_Task statement_
Go through the data and copy every line exactly, but not the images.

Data shown start

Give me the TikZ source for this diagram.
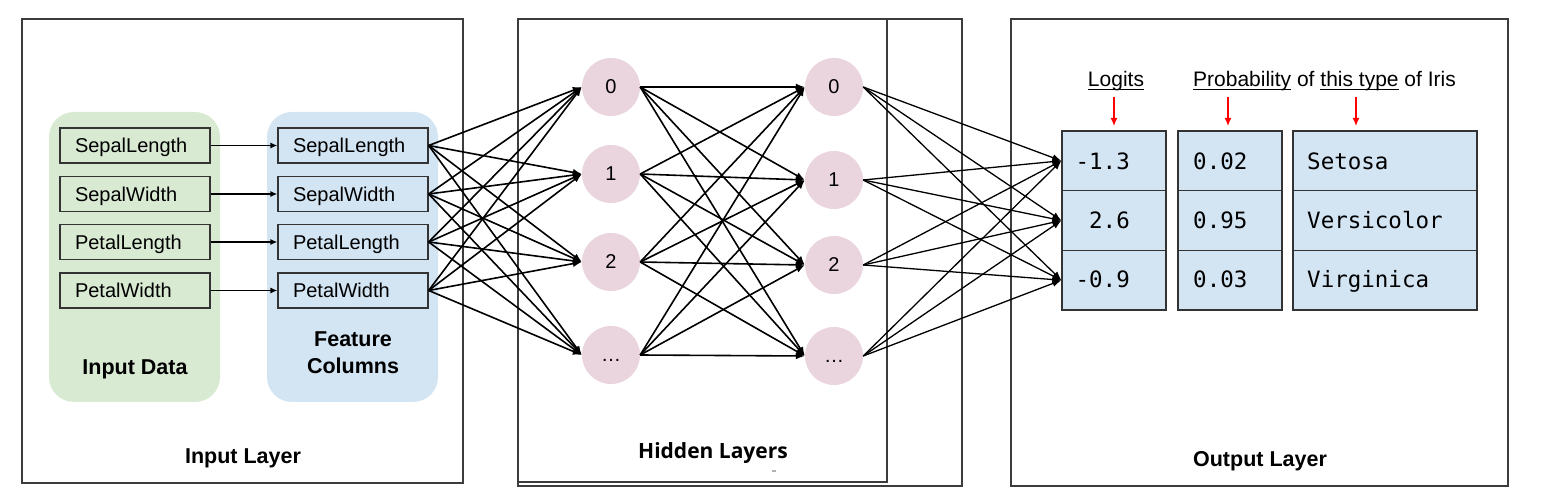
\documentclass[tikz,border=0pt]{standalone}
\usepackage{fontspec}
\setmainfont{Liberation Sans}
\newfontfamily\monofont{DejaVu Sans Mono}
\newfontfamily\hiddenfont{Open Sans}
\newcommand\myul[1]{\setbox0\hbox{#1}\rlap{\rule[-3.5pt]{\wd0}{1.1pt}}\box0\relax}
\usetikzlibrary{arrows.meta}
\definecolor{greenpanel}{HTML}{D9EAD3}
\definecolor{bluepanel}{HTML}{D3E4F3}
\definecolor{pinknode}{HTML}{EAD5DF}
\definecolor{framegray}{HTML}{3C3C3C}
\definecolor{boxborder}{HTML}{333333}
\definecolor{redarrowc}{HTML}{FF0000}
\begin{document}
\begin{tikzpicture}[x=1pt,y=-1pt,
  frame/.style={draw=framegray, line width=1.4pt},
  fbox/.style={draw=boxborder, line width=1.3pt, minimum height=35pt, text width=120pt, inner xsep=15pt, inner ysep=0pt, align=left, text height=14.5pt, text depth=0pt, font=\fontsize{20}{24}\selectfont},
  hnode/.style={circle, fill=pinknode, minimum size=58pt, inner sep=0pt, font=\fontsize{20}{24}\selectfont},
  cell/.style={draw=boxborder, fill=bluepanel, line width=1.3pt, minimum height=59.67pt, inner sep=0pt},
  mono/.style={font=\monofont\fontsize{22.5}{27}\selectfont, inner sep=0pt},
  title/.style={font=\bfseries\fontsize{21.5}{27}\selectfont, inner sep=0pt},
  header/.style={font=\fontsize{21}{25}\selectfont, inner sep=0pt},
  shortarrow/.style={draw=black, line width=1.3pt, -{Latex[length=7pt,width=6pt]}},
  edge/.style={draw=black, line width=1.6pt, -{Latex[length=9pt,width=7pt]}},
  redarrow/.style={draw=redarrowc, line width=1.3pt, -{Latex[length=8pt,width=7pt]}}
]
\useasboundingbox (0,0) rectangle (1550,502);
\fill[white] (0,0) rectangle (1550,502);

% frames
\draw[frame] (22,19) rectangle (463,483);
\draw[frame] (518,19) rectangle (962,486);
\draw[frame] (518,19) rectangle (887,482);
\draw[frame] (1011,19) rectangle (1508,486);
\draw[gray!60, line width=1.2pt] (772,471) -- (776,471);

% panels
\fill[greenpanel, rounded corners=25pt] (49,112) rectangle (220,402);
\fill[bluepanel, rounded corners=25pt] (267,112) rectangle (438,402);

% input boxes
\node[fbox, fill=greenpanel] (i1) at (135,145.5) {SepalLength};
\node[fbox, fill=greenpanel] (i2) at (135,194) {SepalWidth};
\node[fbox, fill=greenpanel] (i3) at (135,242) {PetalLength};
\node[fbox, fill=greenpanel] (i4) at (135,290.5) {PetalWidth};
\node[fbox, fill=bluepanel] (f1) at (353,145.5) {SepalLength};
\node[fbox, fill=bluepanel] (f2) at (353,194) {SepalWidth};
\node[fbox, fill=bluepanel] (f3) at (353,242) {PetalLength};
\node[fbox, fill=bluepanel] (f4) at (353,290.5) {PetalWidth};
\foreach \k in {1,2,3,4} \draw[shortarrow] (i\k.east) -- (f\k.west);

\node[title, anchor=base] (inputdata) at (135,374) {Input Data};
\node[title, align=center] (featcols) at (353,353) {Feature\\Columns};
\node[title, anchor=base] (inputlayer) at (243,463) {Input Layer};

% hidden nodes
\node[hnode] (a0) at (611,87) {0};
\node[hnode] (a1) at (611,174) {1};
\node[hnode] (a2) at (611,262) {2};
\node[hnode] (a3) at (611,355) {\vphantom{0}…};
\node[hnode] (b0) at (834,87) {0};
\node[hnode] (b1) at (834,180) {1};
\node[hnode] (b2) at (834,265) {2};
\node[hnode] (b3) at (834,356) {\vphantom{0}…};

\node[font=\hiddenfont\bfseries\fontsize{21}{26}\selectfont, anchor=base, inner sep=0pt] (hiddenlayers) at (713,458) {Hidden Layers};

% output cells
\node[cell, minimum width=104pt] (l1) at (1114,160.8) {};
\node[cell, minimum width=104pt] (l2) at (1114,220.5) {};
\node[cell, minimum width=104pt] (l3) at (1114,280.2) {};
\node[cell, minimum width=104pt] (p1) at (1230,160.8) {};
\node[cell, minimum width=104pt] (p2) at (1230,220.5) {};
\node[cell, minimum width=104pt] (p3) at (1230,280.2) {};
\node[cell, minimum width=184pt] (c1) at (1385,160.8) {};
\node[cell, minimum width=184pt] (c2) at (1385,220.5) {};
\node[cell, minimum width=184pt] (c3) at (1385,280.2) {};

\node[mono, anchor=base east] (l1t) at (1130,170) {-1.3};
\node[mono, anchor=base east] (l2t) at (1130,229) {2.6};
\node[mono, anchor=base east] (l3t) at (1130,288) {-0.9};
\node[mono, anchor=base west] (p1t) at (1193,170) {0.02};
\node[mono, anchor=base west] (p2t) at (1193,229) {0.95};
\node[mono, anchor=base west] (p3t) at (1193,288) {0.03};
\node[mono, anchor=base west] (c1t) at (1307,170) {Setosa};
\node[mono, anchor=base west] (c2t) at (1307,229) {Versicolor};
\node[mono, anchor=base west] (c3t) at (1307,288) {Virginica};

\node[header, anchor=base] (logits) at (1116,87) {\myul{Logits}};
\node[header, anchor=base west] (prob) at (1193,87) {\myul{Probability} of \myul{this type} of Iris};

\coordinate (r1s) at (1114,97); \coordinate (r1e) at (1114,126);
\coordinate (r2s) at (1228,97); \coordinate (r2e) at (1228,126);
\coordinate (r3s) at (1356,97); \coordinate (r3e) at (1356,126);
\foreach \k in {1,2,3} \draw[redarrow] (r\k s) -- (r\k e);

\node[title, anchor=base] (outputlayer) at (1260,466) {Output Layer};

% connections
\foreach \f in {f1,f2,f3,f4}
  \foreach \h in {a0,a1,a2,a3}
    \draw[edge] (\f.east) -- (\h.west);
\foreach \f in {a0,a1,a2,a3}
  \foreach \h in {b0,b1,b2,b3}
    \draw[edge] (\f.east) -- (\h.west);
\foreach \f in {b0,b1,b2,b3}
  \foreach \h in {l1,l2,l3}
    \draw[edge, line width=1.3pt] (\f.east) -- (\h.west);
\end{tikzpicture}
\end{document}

Data shown end

_Worked solution_
Give me the TikZ source for this diagram.
\documentclass[tikz,border=0pt]{standalone}
\usepackage{fontspec}
\setmainfont{Liberation Sans}
\newfontfamily\monofont{DejaVu Sans Mono}
\newfontfamily\hiddenfont{Open Sans}
\newcommand\myul[1]{\setbox0\hbox{#1}\rlap{\rule[-3.5pt]{\wd0}{1.1pt}}\box0\relax}
\usetikzlibrary{arrows.meta}
\definecolor{greenpanel}{HTML}{D9EAD3}
\definecolor{bluepanel}{HTML}{D3E4F3}
\definecolor{pinknode}{HTML}{EAD5DF}
\definecolor{framegray}{HTML}{3C3C3C}
\definecolor{boxborder}{HTML}{333333}
\definecolor{redarrowc}{HTML}{FF0000}
\begin{document}
\begin{tikzpicture}[x=1pt,y=-1pt,
  frame/.style={draw=framegray, line width=1.4pt},
  fbox/.style={draw=boxborder, line width=1.3pt, minimum height=35pt, text width=120pt, inner xsep=15pt, inner ysep=0pt, align=left, text height=14.5pt, text depth=0pt, font=\fontsize{20}{24}\selectfont},
  hnode/.style={circle, fill=pinknode, minimum size=58pt, inner sep=0pt, font=\fontsize{20}{24}\selectfont},
  cell/.style={draw=boxborder, fill=bluepanel, line width=1.3pt, minimum height=59.67pt, inner sep=0pt},
  mono/.style={font=\monofont\fontsize{22.5}{27}\selectfont, inner sep=0pt},
  title/.style={font=\bfseries\fontsize{21.5}{27}\selectfont, inner sep=0pt},
  header/.style={font=\fontsize{21}{25}\selectfont, inner sep=0pt},
  shortarrow/.style={draw=black, line width=1.3pt, -{Latex[length=7pt,width=6pt]}},
  edge/.style={draw=black, line width=1.6pt, -{Latex[length=9pt,width=7pt]}},
  redarrow/.style={draw=redarrowc, line width=1.3pt, -{Latex[length=8pt,width=7pt]}}
]
\useasboundingbox (0,0) rectangle (1550,502);
\fill[white] (0,0) rectangle (1550,502);

% frames
\draw[frame] (22,19) rectangle (463,483);
\draw[frame] (518,19) rectangle (962,486);
\draw[frame] (518,19) rectangle (887,482);
\draw[frame] (1011,19) rectangle (1508,486);
\draw[gray!60, line width=1.2pt] (772,471) -- (776,471);

% panels
\fill[greenpanel, rounded corners=25pt] (49,112) rectangle (220,402);
\fill[bluepanel, rounded corners=25pt] (267,112) rectangle (438,402);

% input boxes
\node[fbox, fill=greenpanel] (i1) at (135,145.5) {SepalLength};
\node[fbox, fill=greenpanel] (i2) at (135,194) {SepalWidth};
\node[fbox, fill=greenpanel] (i3) at (135,242) {PetalLength};
\node[fbox, fill=greenpanel] (i4) at (135,290.5) {PetalWidth};
\node[fbox, fill=bluepanel] (f1) at (353,145.5) {SepalLength};
\node[fbox, fill=bluepanel] (f2) at (353,194) {SepalWidth};
\node[fbox, fill=bluepanel] (f3) at (353,242) {PetalLength};
\node[fbox, fill=bluepanel] (f4) at (353,290.5) {PetalWidth};
\foreach \k in {1,2,3,4} \draw[shortarrow] (i\k.east) -- (f\k.west);

\node[title, anchor=base] (inputdata) at (135,374) {Input Data};
\node[title, align=center] (featcols) at (353,353) {Feature\\Columns};
\node[title, anchor=base] (inputlayer) at (243,463) {Input Layer};

% hidden nodes
\node[hnode] (a0) at (611,87) {0};
\node[hnode] (a1) at (611,174) {1};
\node[hnode] (a2) at (611,262) {2};
\node[hnode] (a3) at (611,355) {\vphantom{0}…};
\node[hnode] (b0) at (834,87) {0};
\node[hnode] (b1) at (834,180) {1};
\node[hnode] (b2) at (834,265) {2};
\node[hnode] (b3) at (834,356) {\vphantom{0}…};

\node[font=\hiddenfont\bfseries\fontsize{21}{26}\selectfont, anchor=base, inner sep=0pt] (hiddenlayers) at (713,458) {Hidden Layers};

% output cells
\node[cell, minimum width=104pt] (l1) at (1114,160.8) {};
\node[cell, minimum width=104pt] (l2) at (1114,220.5) {};
\node[cell, minimum width=104pt] (l3) at (1114,280.2) {};
\node[cell, minimum width=104pt] (p1) at (1230,160.8) {};
\node[cell, minimum width=104pt] (p2) at (1230,220.5) {};
\node[cell, minimum width=104pt] (p3) at (1230,280.2) {};
\node[cell, minimum width=184pt] (c1) at (1385,160.8) {};
\node[cell, minimum width=184pt] (c2) at (1385,220.5) {};
\node[cell, minimum width=184pt] (c3) at (1385,280.2) {};

\node[mono, anchor=base east] (l1t) at (1130,170) {-1.3};
\node[mono, anchor=base east] (l2t) at (1130,229) {2.6};
\node[mono, anchor=base east] (l3t) at (1130,288) {-0.9};
\node[mono, anchor=base west] (p1t) at (1193,170) {0.02};
\node[mono, anchor=base west] (p2t) at (1193,229) {0.95};
\node[mono, anchor=base west] (p3t) at (1193,288) {0.03};
\node[mono, anchor=base west] (c1t) at (1307,170) {Setosa};
\node[mono, anchor=base west] (c2t) at (1307,229) {Versicolor};
\node[mono, anchor=base west] (c3t) at (1307,288) {Virginica};

\node[header, anchor=base] (logits) at (1116,87) {\myul{Logits}};
\node[header, anchor=base west] (prob) at (1193,87) {\myul{Probability} of \myul{this type} of Iris};

\coordinate (r1s) at (1114,97); \coordinate (r1e) at (1114,126);
\coordinate (r2s) at (1228,97); \coordinate (r2e) at (1228,126);
\coordinate (r3s) at (1356,97); \coordinate (r3e) at (1356,126);
\foreach \k in {1,2,3} \draw[redarrow] (r\k s) -- (r\k e);

\node[title, anchor=base] (outputlayer) at (1260,466) {Output Layer};

% connections
\foreach \f in {f1,f2,f3,f4}
  \foreach \h in {a0,a1,a2,a3}
    \draw[edge] (\f.east) -- (\h.west);
\foreach \f in {a0,a1,a2,a3}
  \foreach \h in {b0,b1,b2,b3}
    \draw[edge] (\f.east) -- (\h.west);
\foreach \f in {b0,b1,b2,b3}
  \foreach \h in {l1,l2,l3}
    \draw[edge, line width=1.3pt] (\f.east) -- (\h.west);
\end{tikzpicture}
\end{document}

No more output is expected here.